The Four Key Hardware Factors
System Memory (RAM) This is usually your biggest limiting factor. Models need to load entirely into memory, and if you don’t have enough RAM, your system will start swapping to disk, making everything painfully slow.
GPU Memory (VRAM) If you have a dedicated GPU, this can significantly speed up model inference. But GPU memory is usually more limited than system RAM, so you need to balance between speed and model size.
CPU Performance Even with GPU acceleration, your CPU still matters for coordinating tasks and handling parts of the model processing. Newer CPUs with more cores generally perform better.
Storage Speed Models can be large files (several gigabytes), so having fast storage (SSD) helps with loading times, especially when switching between different models.
Realistic Hardware Expectations
8GB RAM Systems
- Can run smaller models (7B parameters or less)

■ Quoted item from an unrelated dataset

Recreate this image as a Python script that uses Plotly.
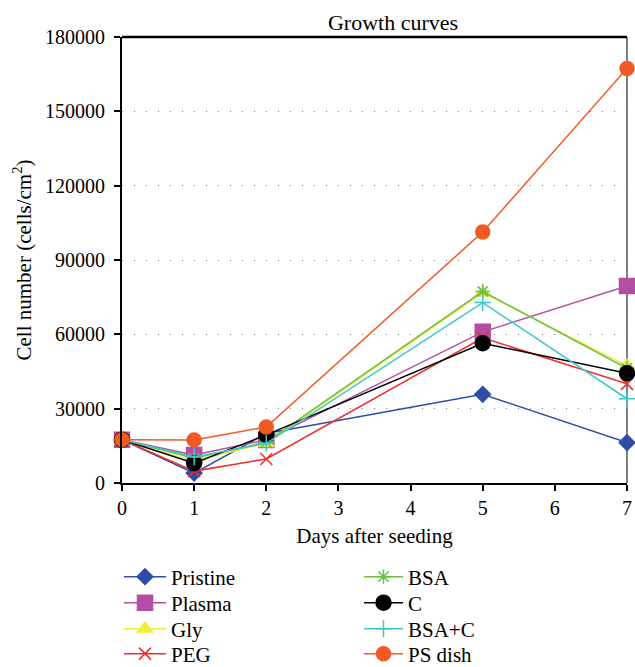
import plotly.graph_objects as go

days = [0, 1, 2, 5, 7]
series_names = ["Pristine", "Plasma", "Gly", "PEG", "BSA", "C", "BSA+C", "PS dish"]
pristine = [17500, 4000, 20000, 35800, 16300]
plasma = [17500, 11300, 17400, 61000, 79500]
gly = [17000, 9000, 16000, 76800, 47300]
peg = [17500, 4800, 9700, 58600, 40000]
bsa = [17500, 10000, 16500, 77300, 46300]
c_vals = [17500, 8000, 19400, 56400, 44300]
bsa_c = [17500, 10500, 16000, 72800, 34000]
ps_dish = [17500, 17400, 22600, 101300, 167300]

values = [pristine, plasma, gly, peg, bsa, c_vals, bsa_c, ps_dish]
colors = ["#2E4DA7", "#B24FA3", "#EDED3A", "#EE2D2D", "#6CBE45", "#000000", "#3EC7CB", "#F15A24"]
symbols = ["diamond", "square", "triangle-up", "x-thin-open", "asterisk-open", "circle", "cross-thin-open", "circle"]
sizes = [12, 15, 13, 12, 12, 15, 12, 14]

y_ticks = [0, 30000, 60000, 90000, 120000, 150000, 180000]
x_ticks = [0, 1, 2, 3, 4, 5, 6, 7]

FONT = "Liberation Serif"

# plot area in pixels (for legend placement)
PL, PR, PT, PB = 122, 627, 37, 483
W, H = PR - PL, PB - PT

def px_x(p):
    return (p - PL) / W

def px_y(p):
    return (PB - p) / H

row_y = [577, 603, 629, 654]
col_x = [119, 359]
col_itemwidth = [42, 39]

fig = go.Figure()
layout_legends = {}
for i, (name, vals) in enumerate(zip(series_names, values)):
    key = "legend" if i == 0 else f"legend{i + 1}"
    fig.add_trace(go.Scatter(
        x=days, y=vals, name=name, mode="lines+markers",
        line=dict(color=colors[i], width=1.5),
        marker=dict(symbol=symbols[i], size=sizes[i], color=colors[i],
                    line=dict(color=colors[i], width=1.5)),
        legend=key, cliponaxis=False,
    ))
    col, row = divmod(i, 4)
    layout_legends[key] = dict(
        x=px_x(col_x[col]), y=px_y(row_y[row]),
        xanchor="left", yanchor="middle",
        font=dict(family=FONT, size=21, color="#000"),
        bgcolor="rgba(0,0,0,0)", borderwidth=0,
        itemwidth=col_itemwidth[col],
    )

fig.update_layout(
    width=635, height=667,
    margin=dict(l=PL, r=635 - PR, t=PT, b=667 - PB, autoexpand=False),
    paper_bgcolor="white", plot_bgcolor="white",
    font=dict(family=FONT, size=19, color="#000"),
    title=dict(text="Growth curves", x=0.619, xanchor="center", y=1 - 22 / 667, yanchor="middle",
               font=dict(family=FONT, size=22, color="#000")),
    showlegend=True,
    xaxis=dict(
        range=[0, 7], tickvals=x_ticks, ticks="outside", ticklen=6, tickwidth=1.5,
        tickcolor="#000", showline=True, linecolor="#000", linewidth=2,
        showgrid=False, zeroline=False, automargin=False,
        title=dict(text="Days after seeding", standoff=10, font=dict(size=21)),
        tickfont=dict(family=FONT, size=20),
    ),
    yaxis=dict(
        range=[0, 180000], tickvals=y_ticks, ticks="outside", ticklen=6, tickwidth=1.5,
        tickcolor="#000", showline=True, linecolor="#000", linewidth=2,
        showgrid=True, gridcolor="#777", gridwidth=1.3, griddash="1px,11px",
        zeroline=False, tickformat="d", automargin=False, ticklabelstandoff=5,
        title=dict(text="Cell number (cells/cm<sup>2</sup>)", standoff=8, font=dict(size=21)),
        tickfont=dict(family=FONT, size=20),
    ),
    shapes=[
        dict(type="line", xref="paper", yref="paper", x0=0, x1=1, y0=1, y1=1,
             line=dict(color="#000", width=2.5), layer="above"),
        dict(type="line", xref="paper", yref="paper", x0=1, x1=1, y0=0, y1=1,
             line=dict(color="#555", width=1.5), layer="below"),
    ],
    **layout_legends,
)

fig.write_html(
    "out.html",
    config={"displayModeBar": False},
    post_script="document.body.style.margin='0';document.body.style.overflow='hidden';",
)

- Limited to basic quantized models
- Expect slower performance
- Good for testing and learning
16GB RAM Systems
- Sweet spot for most users
- Can handle 7B-13B parameter models comfortably
- Some 34B models with heavy quantization
- Good balance of capability and performance
32GB+ RAM Systems
- Can run larger models (34B parameters)
- Multiple model options
- Better performance and quality
- Room for other applications
GPU Considerations
- 4GB VRAM: Helps with small models
- 8GB VRAM: Significant improvement for medium models
- 16GB+ VRAM: Can handle larger models with full GPU offloading
Testing Your System
The only way to know what works is to test. Start with smaller models and work your way up:
- Test a 7B model first - If this doesn’t run smoothly, stick to smaller models
- Monitor resource usage - Watch RAM and GPU usage during inference
- Check response times - If responses take more than 10-15 seconds, the model might be too big
- Test stability - Run longer conversations to ensure your system can handle sustained usage
Signs Your Model Is Too Big
- System becomes unresponsive during loading
- Responses take longer than 30 seconds
- Your computer starts swapping heavily (disk activity increases)
- Other applications become sluggish
- The model produces garbled or incomplete responses
What “Quantization” Means for Requirements
Models come in different quantization levels that trade quality for size:
- Q2: Smallest size, lowest quality
- Q4: Good balance of size and quality
- Q5/Q6: Higher quality, larger size
- Q8: Nearly full quality, much larger
Choose quantization based on your memory constraints, not just because “higher is better.”